Without sales to new customers or for replaced furnaces, the cost of maintaining the gas system will rise substantially so switching to electricity for cooking and water heating will save even more money. The CAAP anticipates this transition by having residents begin switching earlier. 

In addition, the recently enacted federal Inflation Reduction Act offers between $400 and $800 billion into funding these types of changes. The California Energy Commission’s budget for this year went from $1 billion to $10 billion to finance these transitions. The CAAP lays out a process for acquiring these financial sources for Davis and its residents. 

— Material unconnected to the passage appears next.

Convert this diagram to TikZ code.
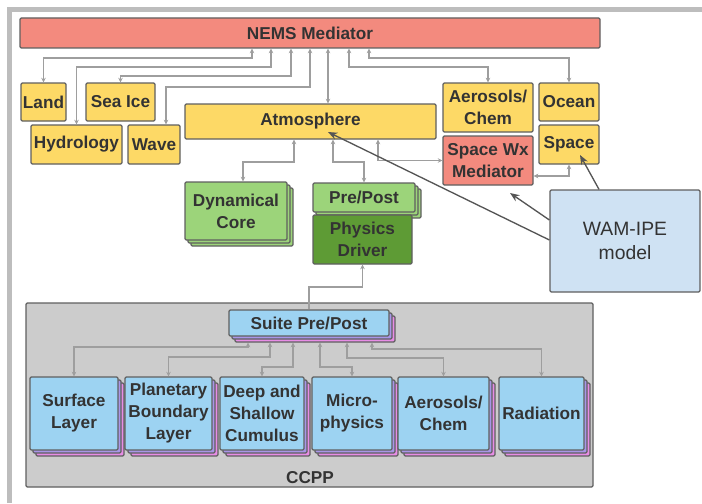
\documentclass[tikz,border=0pt]{standalone}
\usepackage{fontspec}
\setmainfont{Liberation Sans}
\usetikzlibrary{arrows.meta,shadows}
\definecolor{nemsred}{HTML}{F38A7E}
\definecolor{boxyellow}{HTML}{FDD966}
\definecolor{lgreen}{HTML}{9CD47A}
\definecolor{dgreen}{HTML}{5E9B35}
\definecolor{lblue}{HTML}{9DD3F2}
\definecolor{lpurple}{HTML}{A996E8}
\definecolor{lpink}{HTML}{E88DE6}
\definecolor{wamblue}{HTML}{CFE2F3}
\definecolor{ccppgray}{HTML}{CCCCCC}
\definecolor{edgegray}{HTML}{5F5F5F}
\definecolor{linkgray}{HTML}{9E9E9E}
\definecolor{wamgray}{HTML}{555555}
\definecolor{framegray}{HTML}{BDBDBD}
\definecolor{txtgray}{HTML}{333333}
\tikzset{
	sz/.style 2 args={minimum width=#1*0.75pt, minimum height=#2*0.75pt},
	box/.style={draw=edgegray, line width=0.9pt, rounded corners=1pt, align=center, inner sep=0pt},
	redbox/.style={box, fill=nemsred},
	yellowbox/.style={box, fill=boxyellow},
	greenstack/.style={box, fill=lgreen,
		copy shadow={shadow xshift=4.5pt, shadow yshift=-4.5pt, fill=lgreen, draw=edgegray, line width=0.9pt},
		copy shadow={shadow xshift=2.25pt, shadow yshift=-2.25pt, fill=lgreen, draw=edgegray, line width=0.9pt}},
	bluestack/.style={box, fill=lblue,
		copy shadow={shadow xshift=4.5pt, shadow yshift=-4.5pt, fill=lpink, draw=edgegray, line width=0.9pt},
		copy shadow={shadow xshift=2.25pt, shadow yshift=-2.25pt, fill=lpurple, draw=edgegray, line width=0.9pt}},
	link/.style={draw=linkgray, line width=1.1pt, >={Stealth[length=3.5pt,width=3.5pt]}},
	wamlink/.style={draw=wamgray, line width=1pt, -{Stealth[length=7pt,width=5.5pt]}}
}

\begin{document}
\begin{tikzpicture}[x=0.75pt,y=-0.75pt,
	font=\bfseries\fontsize{12.9}{16.5}\selectfont, text=txtgray]

	\useasboundingbox (0,0) rectangle (702,503);
	\draw[framegray, line width=3.75pt] (702,9.5) -- (9.5,9.5) -- (9.5,503);

	% coupled components
	\path (310,33) node(nems)[redbox, sz={580}{30}]{NEMS Mediator}
		(43.5,102) node(land)[yellowbox, sz={45}{38}]{Land}
		(120.5,102) node(seaice)[yellowbox, sz={69}{38}]{Sea Ice}
		(76.5,144.5) node(hydro)[yellowbox, sz={91}{39}]{Hydrology}
		(154,144.5) node(wave)[yellowbox, sz={52}{39}]{Wave}
		(310.5,121.5) node(atm)[yellowbox, sz={251}{35}]{Atmosphere}
		(488,107.5) node(aerotop)[yellowbox, sz={90}{49}]{Aerosols/\\Chem}
		(569,102) node(ocean)[yellowbox, sz={60}{38}]{Ocean}
		(488,160.5) node(swx)[redbox, sz={90}{49}]{Space Wx\\Mediator}
		(569,144.5) node(space)[yellowbox, sz={60}{39}]{Space};

	% atmosphere parts
	\path (236,211) node(dyncore)[greenstack, sz={102}{58}]{Dynamical\\Core}
		(364,197.5) node(prepost)[greenstack, sz={102}{29}]{Pre/Post}
		(362.5,239.5) node(physdrv)[box, fill=dgreen, sz={99}{49}]{Physics\\Driver}
		(625,241) node(wam)[box, fill=wamblue, sz={150}{102}, font=\fontsize{14.5}{18}\selectfont]{WAM-IPE\\model};

	% CCPP
	\path (309.5,395) node(ccpp)[box, fill=ccppgray, sz={567}{184}]{}
		(310,478) node(ccpplabel){CCPP}
		(309,323) node(suite)[bluestack, sz={160}{26}]{Suite Pre/Post}
		(74,413.5) node(sfc)[bluestack, sz={88}{73}]{Surface\\Layer}
		(168.5,413.5) node(pbl)[bluestack, sz={87}{73}]{Planetary\\Boundary\\Layer}
		(262,413.5) node(cumulus)[bluestack, sz={84}{73}]{Deep and\\Shallow\\Cumulus}
		(352,413.5) node(micro)[bluestack, sz={80}{73}]{Micro-\\physics}
		(443.5,413.5) node(aero)[bluestack, sz={91}{73}]{Aerosols/\\Chem}
		(541.5,413.5) node(rad)[bluestack, sz={85}{73}]{Radiation};

	\coordinate (sb) at ([yshift=-4.5pt]suite.south);
	\coordinate (spacetip) at (580,155);
	\coordinate (swxtip) at (510,193);
	\coordinate (atmtip) at (328,132);

	% mediator links
	\draw[link,<->] (land.north) |- (252,58) -- (nems.south -| 252,0);
	\draw[link,<->] (hydro.north) |- (271,67) -- (nems.south -| 271,0);
	\draw[link,<->] (seaice.north) |- (291,76) -- (nems.south -| 291,0);
	\draw[link,<->] (wave.north -| 166,0) |- (310,87) -- (nems.south -| 310,0);
	\draw[link,<->] (atm.north -| 328,0) -- (nems.south -| 328,0);
	\draw[link,<->] (aerotop.north) |- (349,67) -- (nems.south -| 349,0);
	\draw[link,<->] (ocean.north) |- (369,58) -- (nems.south -| 369,0);

	% atmosphere links
	\draw[link,<->] (dyncore.north -| 243,0) |- (294,162) -- (atm.south -| 294,0);
	\draw[link,<->] (prepost.north) |- (333,162) -- (atm.south -| 333,0);
	\draw[link,<->] (swx.west) -| (atm.south -| 378,0);
	\draw[link,<->] (swx.east |- 0,176) -| (space.south);
	\draw[link,<-] (physdrv.south) |- (309,287) -- (suite.north -| 309,0);

	% WAM-IPE
	\draw[wamlink] (wam.north -| 599,0) -- (spacetip);
	\draw[wamlink] (wam.west |- 0,220) -- (swxtip);
	\draw[wamlink] (wam.west |- 0,240) -- (atmtip);

	% suite links
	\draw[link,<->] (sfc.north) |- (248,347) -- (sb -| 248,0);
	\draw[link,<->] (pbl.north) |- (270,357) -- (sb -| 270,0);
	\draw[link,<->] (cumulus.north) |- (293,367) -- (sb -| 293,0);
	\draw[link,<->] (micro.north) |- (320,367) -- (sb -| 320,0);
	\draw[link,<->] (aero.north) |- (347,358) -- (sb -| 347,0);
	\draw[link,<->] (rad.north) |- (372,349) -- (sb -| 372,0);
\end{tikzpicture}
\end{document}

That said, some have objected to the CAAP as being too draconian and infringing on personal choices. The fact is that we are now in the midst of a climate emergency — the City Council endorsed this concern with a declaration in 2019. We’re already behind schedule to head off the worst of the threatening impacts. 

We won’t be able to rely solely on voluntary actions to achieve the reductions we need. That the CAAP has to include these actions proves that people have not been acting on their own despite a decade of cajoling since the last CAAP. While we’ve been successful at encouraging voluntary compliance with easy tasks like recycling, we’ve used mandatory permitting requirements to gain compliance with various building standards including energy efficiency measures. (These are usually enforced at point-of-sale of a house.)

We have a choice of mandatory ordinances, incentives through taxes or fees, and subsidies from grants and funds — voluntary just won’t deliver what’s needed. We might be able to financially help those least able to afford changing stoves, heaters or cars, but those funds will be limited. The ability to raise taxes or fees is restricted due to various provisions in the state’s constitution. So we are left with mandatory measures, applied at the most opportune moments. 

Switching to electricity for cooking and water heating may involve some costs, some or most of which will be offset by lower energy costs (especially as gas rates go up.) If you have an air conditioner, you’re likely already set up for a heat pump to replace your furnace — it’s a simple swap. Even so, you can avoid some costs by using a 120-volt induction cooktop instead of 240 volts, and installing a circuit-sharing plug or breaker for large loads to avoid panel upgrades. 

The CAAP will be fleshed out and evolve for at least the next decade. Change is coming and will be inevitable given the dire situation. But this change gives us opportunities to clean our environment and make our city more livable.